I have posted the relevant article from the Washington Times below, so feel free to take a look. I trust that unlike the sources which you post from, your dedication to the Khalistani cause hasn't atrophied your reading comprehension skills.
ANANTNAG, India Indian army troops hunting for terrorists involved in an attack in Kashmir killed and buried innocent civilians, and when protests by villagers forced exhumation of their bodies, they fudged DNA tests to try to prove that the remains were those of Pakistani militants, government reports have revealed.
Human rights groups frequently have reported abuses by the Indian army in the territory claimed by both India and Pakistan, but the incident is one of a few cases of excesses conceded by government officials.
On March 20, 2000, when President Clinton was visiting India, 35 Sikhs were killed in Chattisinghpura village in Kashmir by suspected Islamic militants disguised in army uniforms. India blamed Pakistan-based terrorists for the attack.
Four days later, 17 Muslim residents from three neighboring villages went missing. Simultaneously, reports emerged that five Pakistani terrorists involved in the attack had been killed in an "encounter."
Juma Khan, a 45-year-old resident of Brari Angan village, was picked up at night by soldiers without any explanation. The local police said they had no knowledge of the arrest.

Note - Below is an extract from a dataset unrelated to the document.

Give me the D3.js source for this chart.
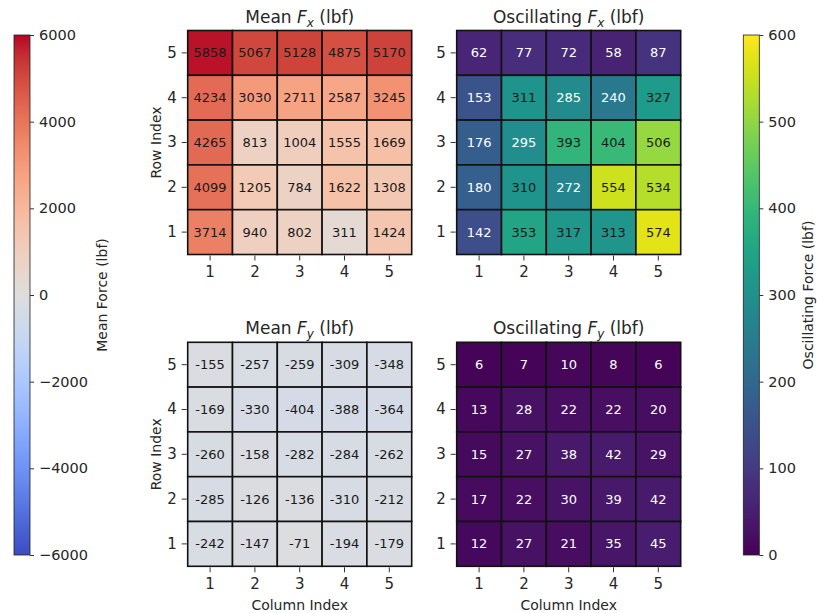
<!DOCTYPE html>
<html><head><meta charset="utf-8">
<script src="https://cdn.jsdelivr.net/npm/d3@7"></script>
<style>
body{margin:0;background:#fff;}
text{font-family:"DejaVu Sans",sans-serif;fill:#262626;}
</style></head>
<body><svg id="c" width="817" height="613"></svg>
<script>
// ---- data ----
const colLabels = [1,2,3,4,5];
const rowLabels = [5,4,3,2,1]; // top to bottom
const meanFx = [
 [5858,5067,5128,4875,5170],
 [4234,3030,2711,2587,3245],
 [4265,813,1004,1555,1669],
 [4099,1205,784,1622,1308],
 [3714,940,802,311,1424]];
const oscFx = [
 [62,77,72,58,87],
 [153,311,285,240,327],
 [176,295,393,404,506],
 [180,310,272,554,534],
 [142,353,317,313,574]];
const meanFy = [
 [-155,-257,-259,-309,-348],
 [-169,-330,-404,-388,-364],
 [-260,-158,-282,-284,-262],
 [-285,-126,-136,-310,-212],
 [-242,-147,-71,-194,-179]];
const oscFy = [
 [6,7,10,8,6],
 [13,28,22,22,20],
 [15,27,38,42,29],
 [17,22,30,39,42],
 [12,27,21,35,45]];
const meanTicks = [-6000,-4000,-2000,0,2000,4000,6000];
const oscTicks = [0,100,200,300,400,500,600];

// coolwarm (Moreland) table
const cw = [[59,76,192],[68,90,204],[77,104,215],[87,117,225],[98,130,234],[108,142,241],[119,154,247],[130,165,251],[141,176,254],[152,185,255],[163,194,255],[174,201,253],[184,208,249],[194,213,244],[204,217,238],[213,219,230],[221,221,221],[229,216,209],[236,211,197],[241,204,185],[245,196,173],[247,187,160],[247,177,148],[247,166,135],[244,154,123],[241,141,111],[236,127,99],[229,112,88],[222,96,77],[213,80,66],[203,62,56],[192,40,47],[180,4,38]];
const coolwarm = d3.piecewise(d3.interpolateRgb, cw.map(c=>d3.rgb(c[0],c[1],c[2])));

const meanNorm = d3.scaleLinear().domain([-6000,6000]).range([0,1]).clamp(true);
const oscNorm = d3.scaleLinear().domain([0,600]).range([0,1]).clamp(true);
const meanColor = v => coolwarm(meanNorm(v));
const oscColor = v => d3.interpolateViridis(oscNorm(v));

const svg = d3.select("#c");
const cell = 44.8, gsize = cell*5;

function title(g, pre, sub, cx, y){
  const t = g.append("text").attr("x",cx).attr("y",y).attr("text-anchor","middle").style("font-size","17px");
  t.append("tspan").text(pre);
  t.append("tspan").style("font-style","italic").text("F");
  t.append("tspan").style("font-style","italic").style("font-size","12px").attr("dy",4).text(sub);
  t.append("tspan").attr("dy",-4).text(" (lbf)");
}

function heatmap(x0,y0,data,colorFn,textFn,pre,sub,showRowLabel,showColLabel){
  const x = d3.scaleBand().domain(colLabels).range([x0,x0+gsize]);
  const y = d3.scaleBand().domain(rowLabels).range([y0,y0+gsize]);
  const g = svg.append("g");
  const cells = [];
  data.forEach((row,i)=>row.forEach((v,j)=>cells.push({r:rowLabels[i],c:colLabels[j],v})));
  g.selectAll("rect").data(cells).join("rect")
    .attr("x",d=>x(d.c)).attr("y",d=>y(d.r))
    .attr("width",x.bandwidth()).attr("height",y.bandwidth())
    .attr("fill",d=>colorFn(d.v)).attr("stroke","#111").attr("stroke-width",1.6);
  g.selectAll("text.v").data(cells).join("text").attr("class","v")
    .attr("x",d=>x(d.c)+x.bandwidth()/2).attr("y",d=>y(d.r)+y.bandwidth()/2)
    .attr("text-anchor","middle").attr("dy","0.35em")
    .style("font-size","13px").style("fill",d=>textFn(d.v)).text(d=>d.v);
  const ax = g.append("g").attr("transform",`translate(0,${y0+gsize+1})`)
    .call(d3.axisBottom(x).tickSize(5).tickPadding(6));
  const ay = g.append("g").attr("transform",`translate(${x0-1},0)`)
    .call(d3.axisLeft(y).tickSize(5).tickPadding(5));
  [ax,ay].forEach(a=>{a.select(".domain").remove();
    a.selectAll("line").attr("stroke","#333");
    a.selectAll("text").style("font-size","15px").style("font-family","DejaVu Sans").attr("fill","#262626");});
  title(g,pre,sub,x0+gsize/2,y0-8);
  if(showRowLabel) g.append("text").attr("transform",`translate(${x0-31.2},${y0+gsize/2}) rotate(-90)`)
      .attr("text-anchor","middle").attr("dy","0.35em").style("font-size","14px").text("Row Index");
  if(showColLabel) g.append("text").attr("x",x0+gsize/2).attr("y",y0+gsize+44)
      .attr("text-anchor","middle").style("font-size","14px").text("Column Index");
}

const dark = "#1a1a1a";
heatmap(187.7,30.5,meanFx,meanColor,()=>dark,"Mean ","x",true,false);
heatmap(456.7,30.5,oscFx,oscColor,v=>oscNorm(v)<0.5?"#fff":dark,"Oscillating ","x",false,false);
heatmap(187.7,342.3,meanFy,meanColor,()=>dark,"Mean ","y",true,true);
heatmap(456.7,342.3,oscFy,oscColor,v=>oscNorm(v)<0.5?"#fff":dark,"Oscillating ","y",false,true);

// colorbars
const defs = svg.append("defs");
function colorbar(x0,domain,ticks,interp,id,label,labelX){
  const y = d3.scaleLinear().domain(domain).range([555,35]);
  const grad = defs.append("linearGradient").attr("id",id).attr("x1",0).attr("y1",1).attr("x2",0).attr("y2",0);
  d3.range(0,1.0001,0.02).forEach(t=>grad.append("stop").attr("offset",t).attr("stop-color",interp(t)));
  svg.append("rect").attr("x",x0).attr("y",35).attr("width",16).attr("height",520)
    .attr("fill",`url(#${id})`).attr("stroke","#222").attr("stroke-width",0.8);
  const a = svg.append("g").attr("transform",`translate(${x0+16},0)`)
    .call(d3.axisRight(y).tickValues(ticks).tickSize(4).tickPadding(5).tickFormat(d=>d<0?"\u2212"+Math.abs(d):d));
  a.select(".domain").remove();
  a.selectAll("line").attr("stroke","#333");
  a.selectAll("text").style("font-size","14.5px").style("font-family","DejaVu Sans").attr("fill","#262626");
  svg.append("text").attr("transform",`translate(${labelX},295) rotate(-90)`).attr("text-anchor","middle")
    .attr("dy","0.35em").style("font-size","14px").text(label);
}
colorbar(14,[-6000,6000],meanTicks,coolwarm,"gm","Mean Force (lbf)",102);
colorbar(743.3,[0,600],oscTicks,d3.interpolateViridis,"go","Oscillating Force (lbf)",808);
</script></body></html>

"I did not know where else to go then. I thought they would not harm him because he was a family man and was not involved in anything," Mr. Khan's wife, Roshan Jan, said recently.
Two days after Mr. Khan was picked up, an army statement said five "foreign militants" from Lashkar-e-Taiba and Hizb-ul-Mujahideen holed up in a house in neighboring Panchalthan village were shot dead by army sharpshooters during a "ferocious encounter."
Bodies of those killed were buried quickly by the army without autopsies. From clothing and personal items recovered around the burial sites, villagers ascertained that the five were from among the missing villagers.
As public protests grew, the state government ordered, two weeks after the men had been buried, that the bodies be exhumed.
Although the bodies were charred, the army fatigues in which they had been clothed were mysteriously intact. Most bodies had torture marks on them. One body was headless.
State Chief Minister Farooq Abdullah ordered DNA testing to ascertain their identities. But that plan came under a cloud when two forensic laboratories said the DNA samples of the dead men's relatives had been tampered with.
"In one case, blood samples were said to belong to the mother and daughter of one victim. But not only were the samples male in origin, but both belonged to the same man," a senior scientist of Central Forensic Science Laboratory in Calcutta said this week.
An investigation by the Times of India newspaper revealed that in three cases the samples of women relatives were found to have been collected from men. Samples of another woman relative contained DNA of two individuals.
The government suspended the doctors who had collected the samples, and a new team, headed by a senior police officer, collected blood samples in April this year.
On July 16, Mr. Abdullah announced the DNA test results to the state legislative assembly in Srinagar, saying the report established that the dead men were "not foreign terrorists, as contended by the forces, but innocent civilians."
He said the federal Central Bureau of Investigation would probe the DNA tests, the guilty would be punished, and relatives of the victims would be compensated.
But Mr. Khan's wife said nothing could compensate for the loss of her husband.
Waco, and all that stuff...
Thanks for the ping, and the facts.
Truth matters.
Every ethnic/religious/linguistic group in India has legitimate grievances against someone.
I guess you are the kind that posts false reports and promptly scamper underground!